Il y a un temps pour sévir et un temps pour comprendre. Il y a un temps pour défendre l’Etat et un temps pour que l’Etat défende les siens. Il y a des équilibres à trouver entre le laisser-faire et la fin de l’indulgence face aux excès. A ce jour, l’Etat a failli dans la recherche d’un juste équilibre. Pire, ses réactions ont divisé et humilié. La répression, les arrestations, les campagnes de diffamation, et l’instrumentalisation de l’opinion par des médias publics ont braqué ceux qui espéraient un dialogue et excessivement inquiété ceux qui redoutent la “fitna”. Ces vieilles combines contredisent la mesure adoptée jusque-là, surtout du côté des sécuritaires. Dans la rue, la colère gronde. Sur les réseaux sociaux, miroir des passions exacerbées, le clivage entre Marocains est inquiétant. Les vidéos d’attaques et d’insultes contre le roi sont inadmissibles. Les fuites de photos privées de leaders du Hirak et les accusations non fondées de trahison à la nation qui les visent sont indignes. Et que dire des insultes de Hassan II à l’encontre des Rifains, reprises massivement aujourd’hui par les internautes? Ce n’est pas parce que Nasser Zafzafi a dérapé que tout est permis et qu’il faut fermer les écoutilles. Le temps est venu pour l’Etat d’apaiser et de réagir autrement que par une réponse sécuritaire.

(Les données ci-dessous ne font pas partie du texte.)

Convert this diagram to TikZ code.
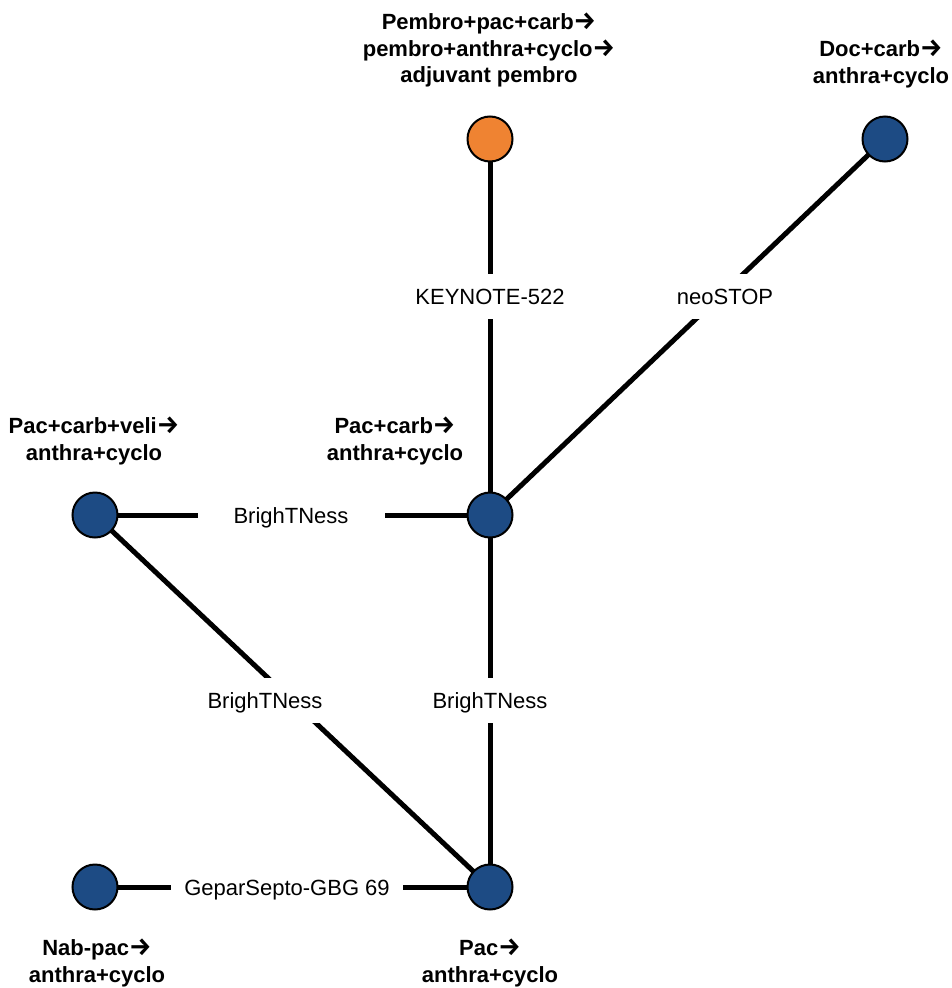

Il est vrai qu’un pays qui se dit en construction démocratique a inévitablement des fragilités. Les institutions sont trop faibles, la représentativité politique aussi et le modèle de développement est défaillant. Les maux dont souffre Al Hoceïma sont communs à d’autres régions du royaume et doivent être soignés à l’échelle de tout le Maroc. Mais réduire le Hirak à une simple contestation sociale, c’est prendre le risque de ne pas comprendre le mouvement. Cette région a sa particularité, dont il faut tenir compte. L’histoire du Rif a alimenté la méfiance et l’animosité entre habitants et pouvoir central. L’Etat a traité ce territoire à partir d’une grille de lecture différente. L’épisode Abdelkrim El Khattabi, figure historique devenue un mythe, renvoie à la remise en cause de la légitimité du système monarchique. C’est dans la mémoire du système. Les Rifains, quant à eux, ont non seulement subi des guerres sales mais doivent composer avec un fantasme qu’on leur renvoie: ils seraient ainsi différents, difficiles et opposants par nature. Tout cela concourt à faire du Rif, dans l’esprit de beaucoup, une région arrimée à ce pays de façon artificielle, voire forcée.
A cette situation particulière, il faut des remèdes exceptionnels. Plutôt que de s’échiner à démontrer qu’un Zafzafi est mauvais, l’Etat doit le libérer, lui et ceux qui ont été arrêtés. Croire qu’il est possible de se retrancher derrière un discours uniquement légaliste ou sécuritaire, c’est faire peser un danger sur le Maroc. Ce n’est pas rendre service aux sécuritaires —dont le rôle est de protéger le pays et ses citoyens— que de les laisser seuls gérer la gronde du Rif. A ce stade, il faut sortir du mutisme politique et envoyer un signal fort. Pas de discours mais une nouvelle démarche, crédible et démocratique.